Last week, American Family Association official Sandy Rios spoke on her radio program with a caller who was angry that Rios and other conservatives aren’t talking about the Flint water crisis, where policies imposed by the state’s Republican administration directly led to the poisoning of the city’s water supply.
Rios responded by blaming the city’s (powerless) Democratic city officials for the lead poisoning catastrophe and alleged that the disaster in Flint is less important than the threat from ISIS and “our out-of-control borders.”
She then managed to link outrage over the Flint crisis to coverage of the Zika virus outbreak in South and Central America: “The whole issue in Michigan — the left loves to, they’re now creating this, I’m sorry, I’m going to really go out on a limb here, this Zika virus which I haven’t talked about. They love to come up with tragedies and they love to blame and they love to scare people. I think this issue in Michigan is a serious one but I don’t think it’s the big issue that these other issues are.”

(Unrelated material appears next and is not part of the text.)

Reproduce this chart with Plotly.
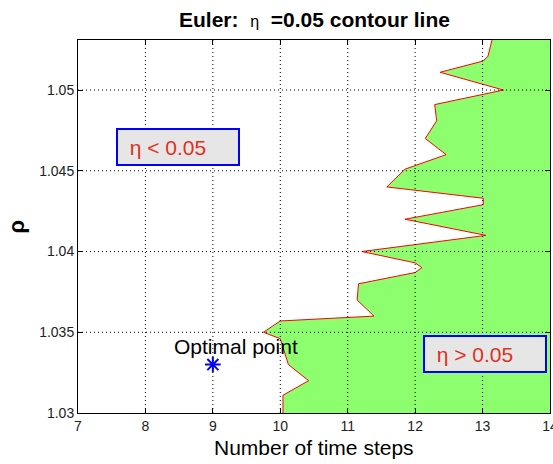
import plotly.graph_objects as go

# ---- data ----
contour_steps = [13.14, 13.08, 13.01, 12.37, 13.31, 12.29, 12.32, 12.15, 12.46, 11.85,
                 11.58, 13.01, 13.01, 11.85, 13.05, 11.21, 12.00, 12.10, 12.00, 11.16,
                 11.14, 11.39, 10.00, 9.75, 10.00, 10.12, 10.42, 10.04, 10.04]
contour_rho = [1.0531, 1.0521, 1.0518, 1.0511, 1.0500, 1.0491, 1.0481, 1.0470, 1.0460, 1.0451,
               1.0440, 1.0433, 1.0429, 1.0420, 1.0410, 1.0400, 1.0393, 1.0390, 1.0387, 1.0380,
               1.0370, 1.0360, 1.0357, 1.0350, 1.0346, 1.0330, 1.0320, 1.0311, 1.0300]
optimal_steps = [9]
optimal_rho = [1.033]

x_range = [7, 14]
y_range = [1.03, 1.0531]
x_ticks = [7, 8, 9, 10, 11, 12, 13, 14]
x_ticklabels = ["7", "8", "9", "10", "11", "12", "13", "14"]
y_ticks = [1.03, 1.035, 1.04, 1.045, 1.05]
y_ticklabels = ["1.03", "1.035", "1.04", "1.045", "1.05"]

GREEN = "#8DFF6E"
BOXTXT = "#E0301E"
FONT = "Liberation Sans, Arial"

fig = go.Figure()

# filled region (eta > 0.05): contour + right edge of the axes
fill_x = contour_steps + [x_range[1], x_range[1]]
fill_y = contour_rho + [y_range[0], y_range[1]]
fig.add_trace(go.Scatter(x=fill_x, y=fill_y, mode="lines", fill="toself",
                         fillcolor=GREEN, line=dict(width=0), hoverinfo="skip",
                         showlegend=False))
fig.add_trace(go.Scatter(x=contour_steps, y=contour_rho, mode="lines",
                         line=dict(color="#FF0000", width=1), showlegend=False))
fig.add_trace(go.Scatter(x=optimal_steps, y=optimal_rho, mode="markers",
                         marker=dict(symbol="asterisk-open", size=13, color="#0000FF",
                                     line=dict(color="#0000FF", width=2)),
                         showlegend=False))

# dotted grid drawn above the fill (as in the reference)
shapes = []
for t in x_ticks[1:-1]:
    shapes.append(dict(type="line", xref="x", yref="paper", x0=t, x1=t, y0=0, y1=1,
                       line=dict(color="black", width=1, dash="1px,3px"), layer="above"))
for t in y_ticks[1:]:
    shapes.append(dict(type="line", xref="paper", yref="y", x0=0, x1=1, y0=t, y1=t,
                       line=dict(color="black", width=1, dash="1px,3px"), layer="above"))

annotations = [
    dict(x=8.48, y=1.04645, xref="x", yref="y", text="&nbsp;&nbsp;η < 0.05",
         showarrow=False, font=dict(family=FONT, size=21, color=BOXTXT),
         bgcolor="#E6E6E6", bordercolor="#0000FF", borderwidth=2, borderpad=0,
         width=120, height=34, align="left", xanchor="center", yanchor="middle"),
    dict(x=13.04, y=1.03367, xref="x", yref="y", text="&nbsp;&nbsp;η > 0.05",
         showarrow=False, font=dict(family=FONT, size=21, color=BOXTXT),
         bgcolor="#E6E6E6", bordercolor="#0000FF", borderwidth=2, borderpad=0,
         width=120, height=34, align="left", xanchor="center", yanchor="middle"),
    dict(x=9.34, y=1.0341, xref="x", yref="y", text="Optimal point", showarrow=False,
         font=dict(family=FONT, size=21, color="black"),
         xanchor="center", yanchor="middle"),
    dict(x=0.5, y=0, xref="paper", yref="paper", text="Number of time steps",
         showarrow=False, font=dict(family=FONT, size=21, color="black"),
         xanchor="center", yanchor="middle", yshift=-34),
    dict(x=0, y=0.5, xref="paper", yref="paper", text="<b>ρ</b>", textangle=-90,
         showarrow=False, font=dict(family=FONT, size=22, color="black"),
         xanchor="center", yanchor="middle", xshift=-62),
    dict(x=0.5, y=1, xref="paper", yref="paper",
         text="<b>Euler:</b>  <span style='font-size:16px'>η</span>  <b>=0.05 contour line</b>",
         showarrow=False, font=dict(family=FONT, size=21, color="black"),
         xanchor="center", yanchor="middle", yshift=21),
]

axis_common = dict(showgrid=False, zeroline=False, showline=True, linecolor="black",
                   linewidth=1, mirror="ticks", ticks="inside", ticklen=5,
                   tickcolor="black", ticklabeloverflow="allow", automargin=False,
                   tickfont=dict(family=FONT, size=14, color="#222"))
fig.update_xaxes(range=x_range, tickvals=x_ticks, ticktext=x_ticklabels, **axis_common)
fig.update_yaxes(range=y_range, tickvals=y_ticks, ticktext=y_ticklabels, **axis_common)

fig.update_layout(width=553, height=464,
                  margin=dict(l=78, r=3, t=40, b=51, autoexpand=False),
                  paper_bgcolor="white", plot_bgcolor="white",
                  shapes=shapes, annotations=annotations, showlegend=False)

fig.write_html("out.html")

When the listener told Rios that she was “devaluing black life” by dismissing the importance of the turmoil in Flint, she insisted that that was impossible because she had no idea whether Flint residents are predominantly black or white.
While Rios, the American Family Association’s director of governmental affairs, isn’t very concerned with the poisoning of thousands in Flint and seems to think that the Zika virus is a liberal scare tactic, she hasn’t been above stirring up actually baseless fears, alleging that Central American migrants would spread measles, Enterovirus D68 and other diseases around the U.S.